WORK TO COMPLETE
Repeat every line of the listing below exactly, minus the pictures.

DATA EXTRACT

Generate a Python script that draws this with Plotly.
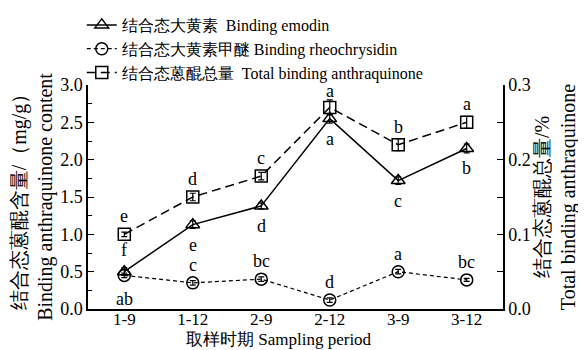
import plotly.graph_objects as go

periods = ["1-9", "1-12", "2-9", "2-12", "3-9", "3-12"]
emodin = [0.50, 1.13, 1.38, 2.55, 1.72, 2.15]
emodin_err = [0.05, 0.05, 0.04, 0.06, 0.05, 0.06]
emodin_sig = ["f", "e", "d", "a", "c", "b"]
rheo = [0.45, 0.35, 0.40, 0.12, 0.50, 0.39]
rheo_err = [0.03, 0.03, 0.03, 0.03, 0.03, 0.02]
rheo_sig = ["ab", "c", "bc", "d", "a", "bc"]
total = [0.100, 0.150, 0.178, 0.270, 0.220, 0.250]
total_err = [0.003, 0.005, 0.005, 0.010, 0.008, 0.008]
total_sig = ["e", "d", "c", "a", "b", "a"]

FONT = "Liberation Serif"
fs = 17

fig = go.Figure()
fig.add_trace(go.Scatter(
    x=periods, y=emodin, name="结合态大黄素  Binding emodin",
    mode="lines+markers",
    line=dict(color="black", width=1.5),
    marker=dict(symbol="triangle-up-open", size=12, color="black", line=dict(width=1.5)),
    error_y=dict(type="data", array=emodin_err, color="black", thickness=1.2, width=3),
))
fig.add_trace(go.Scatter(
    x=periods, y=rheo, name="结合态大黄素甲醚 Binding rheochrysidin",
    mode="lines+markers",
    line=dict(color="black", width=1.2, dash="4px,3px"),
    marker=dict(symbol="circle-open", size=12, color="black", line=dict(width=1.5)),
    error_y=dict(type="data", array=rheo_err, color="black", thickness=1.2, width=3),
))
fig.add_trace(go.Scatter(
    x=periods, y=total, name="结合态蒽醌总量  Total binding anthraquinone",
    mode="lines+markers", yaxis="y2",
    line=dict(color="black", width=1.5, dash="9px,5px"),
    marker=dict(symbol="square-open", size=12, color="black", line=dict(width=1.5)),
    error_y=dict(type="data", array=total_err, color="black", thickness=1.2, width=3),
))

# significance letters
emodin_shift = [22, -20, -20, -20, -20, -20]
for p, v, s, sh in zip(periods, emodin, emodin_sig, emodin_shift):
    fig.add_annotation(x=p, y=v, text=s, showarrow=False, yshift=sh, yref="y",
                       font=dict(family=FONT, size=18, color="black"))
rheo_shift = [-24, 18, 18, 18, 18, 18]
for p, v, s, sh in zip(periods, rheo, rheo_sig, rheo_shift):
    fig.add_annotation(x=p, y=v, text=s, showarrow=False, yshift=sh, yref="y",
                       font=dict(family=FONT, size=18, color="black"))
total_shift = [18, 18, 18, 16, 18, 18]
for p, v, s, sh in zip(periods, total, total_sig, total_shift):
    fig.add_annotation(x=p, y=v, text=s, showarrow=False, yshift=sh, yref="y2",
                       font=dict(family=FONT, size=18, color="black"))

# x-axis title
fig.add_annotation(x=0.46, y=-0.137, xref="paper", yref="paper", xanchor="center", yanchor="middle",
                   text="取样时期 Sampling period", showarrow=False,
                   font=dict(family=FONT, size=17, color="black"))

fig.update_layout(
    width=578, height=342,
    margin=dict(l=80, r=83, t=77, b=41, autoexpand=False),
    paper_bgcolor="white", plot_bgcolor="white",
    font=dict(family=FONT, size=fs, color="black"),
    showlegend=True,
    legend=dict(x=-0.015, y=1.0, xref="paper", yref="container", xanchor="left", yanchor="top",
                bgcolor="rgba(0,0,0,0)", font=dict(size=16), tracegroupgap=0,
                itemwidth=30, borderwidth=0),
    xaxis=dict(
        range=[-0.53, 5.53], showline=True, linecolor="black", linewidth=1.5,
        ticks="", showgrid=False, zeroline=False, tickfont=dict(size=17),
        ticklabelstandoff=-6,
    ),
    yaxis=dict(
        range=[0, 3], dtick=0.5, tickformat=".1f", showline=True, linecolor="black", linewidth=1.5,
        ticks="inside", ticklen=6, tickcolor="black", showgrid=False, zeroline=False,
        tickfont=dict(size=18),
        minor=dict(ticks="inside", ticklen=4, dtick=0.25, tickcolor="black"),
        title=dict(text="结合态蒽醌含量/（mg/g）<br>Binding anthraquinone content", standoff=6),
    ),
    yaxis2=dict(
        range=[0, 0.3], dtick=0.1, tickformat=".1f", overlaying="y", side="right",
        showline=True, linecolor="black", linewidth=1.5,
        ticks="inside", ticklen=6, tickcolor="black", showgrid=False, zeroline=False,
        tickfont=dict(size=18),
        minor=dict(ticks="inside", ticklen=6, dtick=0.05, tickcolor="black"),
        title=dict(text="结合态蒽醌总量/%<br>Total binding anthraquinone", standoff=0),
    ),
)

fig.write_html("out.html")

PROBLEM SOLUTION
Generate a Python script that draws this with Plotly.
import plotly.graph_objects as go

periods = ["1-9", "1-12", "2-9", "2-12", "3-9", "3-12"]
emodin = [0.50, 1.13, 1.38, 2.55, 1.72, 2.15]
emodin_err = [0.05, 0.05, 0.04, 0.06, 0.05, 0.06]
emodin_sig = ["f", "e", "d", "a", "c", "b"]
rheo = [0.45, 0.35, 0.40, 0.12, 0.50, 0.39]
rheo_err = [0.03, 0.03, 0.03, 0.03, 0.03, 0.02]
rheo_sig = ["ab", "c", "bc", "d", "a", "bc"]
total = [0.100, 0.150, 0.178, 0.270, 0.220, 0.250]
total_err = [0.003, 0.005, 0.005, 0.010, 0.008, 0.008]
total_sig = ["e", "d", "c", "a", "b", "a"]

FONT = "Liberation Serif"
fs = 17

fig = go.Figure()
fig.add_trace(go.Scatter(
    x=periods, y=emodin, name="结合态大黄素  Binding emodin",
    mode="lines+markers",
    line=dict(color="black", width=1.5),
    marker=dict(symbol="triangle-up-open", size=12, color="black", line=dict(width=1.5)),
    error_y=dict(type="data", array=emodin_err, color="black", thickness=1.2, width=3),
))
fig.add_trace(go.Scatter(
    x=periods, y=rheo, name="结合态大黄素甲醚 Binding rheochrysidin",
    mode="lines+markers",
    line=dict(color="black", width=1.2, dash="4px,3px"),
    marker=dict(symbol="circle-open", size=12, color="black", line=dict(width=1.5)),
    error_y=dict(type="data", array=rheo_err, color="black", thickness=1.2, width=3),
))
fig.add_trace(go.Scatter(
    x=periods, y=total, name="结合态蒽醌总量  Total binding anthraquinone",
    mode="lines+markers", yaxis="y2",
    line=dict(color="black", width=1.5, dash="9px,5px"),
    marker=dict(symbol="square-open", size=12, color="black", line=dict(width=1.5)),
    error_y=dict(type="data", array=total_err, color="black", thickness=1.2, width=3),
))

# significance letters
emodin_shift = [22, -20, -20, -20, -20, -20]
for p, v, s, sh in zip(periods, emodin, emodin_sig, emodin_shift):
    fig.add_annotation(x=p, y=v, text=s, showarrow=False, yshift=sh, yref="y",
                       font=dict(family=FONT, size=18, color="black"))
rheo_shift = [-24, 18, 18, 18, 18, 18]
for p, v, s, sh in zip(periods, rheo, rheo_sig, rheo_shift):
    fig.add_annotation(x=p, y=v, text=s, showarrow=False, yshift=sh, yref="y",
                       font=dict(family=FONT, size=18, color="black"))
total_shift = [18, 18, 18, 16, 18, 18]
for p, v, s, sh in zip(periods, total, total_sig, total_shift):
    fig.add_annotation(x=p, y=v, text=s, showarrow=False, yshift=sh, yref="y2",
                       font=dict(family=FONT, size=18, color="black"))

# x-axis title
fig.add_annotation(x=0.46, y=-0.137, xref="paper", yref="paper", xanchor="center", yanchor="middle",
                   text="取样时期 Sampling period", showarrow=False,
                   font=dict(family=FONT, size=17, color="black"))

fig.update_layout(
    width=578, height=342,
    margin=dict(l=80, r=83, t=77, b=41, autoexpand=False),
    paper_bgcolor="white", plot_bgcolor="white",
    font=dict(family=FONT, size=fs, color="black"),
    showlegend=True,
    legend=dict(x=-0.015, y=1.0, xref="paper", yref="container", xanchor="left", yanchor="top",
                bgcolor="rgba(0,0,0,0)", font=dict(size=16), tracegroupgap=0,
                itemwidth=30, borderwidth=0),
    xaxis=dict(
        range=[-0.53, 5.53], showline=True, linecolor="black", linewidth=1.5,
        ticks="", showgrid=False, zeroline=False, tickfont=dict(size=17),
        ticklabelstandoff=-6,
    ),
    yaxis=dict(
        range=[0, 3], dtick=0.5, tickformat=".1f", showline=True, linecolor="black", linewidth=1.5,
        ticks="inside", ticklen=6, tickcolor="black", showgrid=False, zeroline=False,
        tickfont=dict(size=18),
        minor=dict(ticks="inside", ticklen=4, dtick=0.25, tickcolor="black"),
        title=dict(text="结合态蒽醌含量/（mg/g）<br>Binding anthraquinone content", standoff=6),
    ),
    yaxis2=dict(
        range=[0, 0.3], dtick=0.1, tickformat=".1f", overlaying="y", side="right",
        showline=True, linecolor="black", linewidth=1.5,
        ticks="inside", ticklen=6, tickcolor="black", showgrid=False, zeroline=False,
        tickfont=dict(size=18),
        minor=dict(ticks="inside", ticklen=6, dtick=0.05, tickcolor="black"),
        title=dict(text="结合态蒽醌总量/%<br>Total binding anthraquinone", standoff=0),
    ),
)

fig.write_html("out.html")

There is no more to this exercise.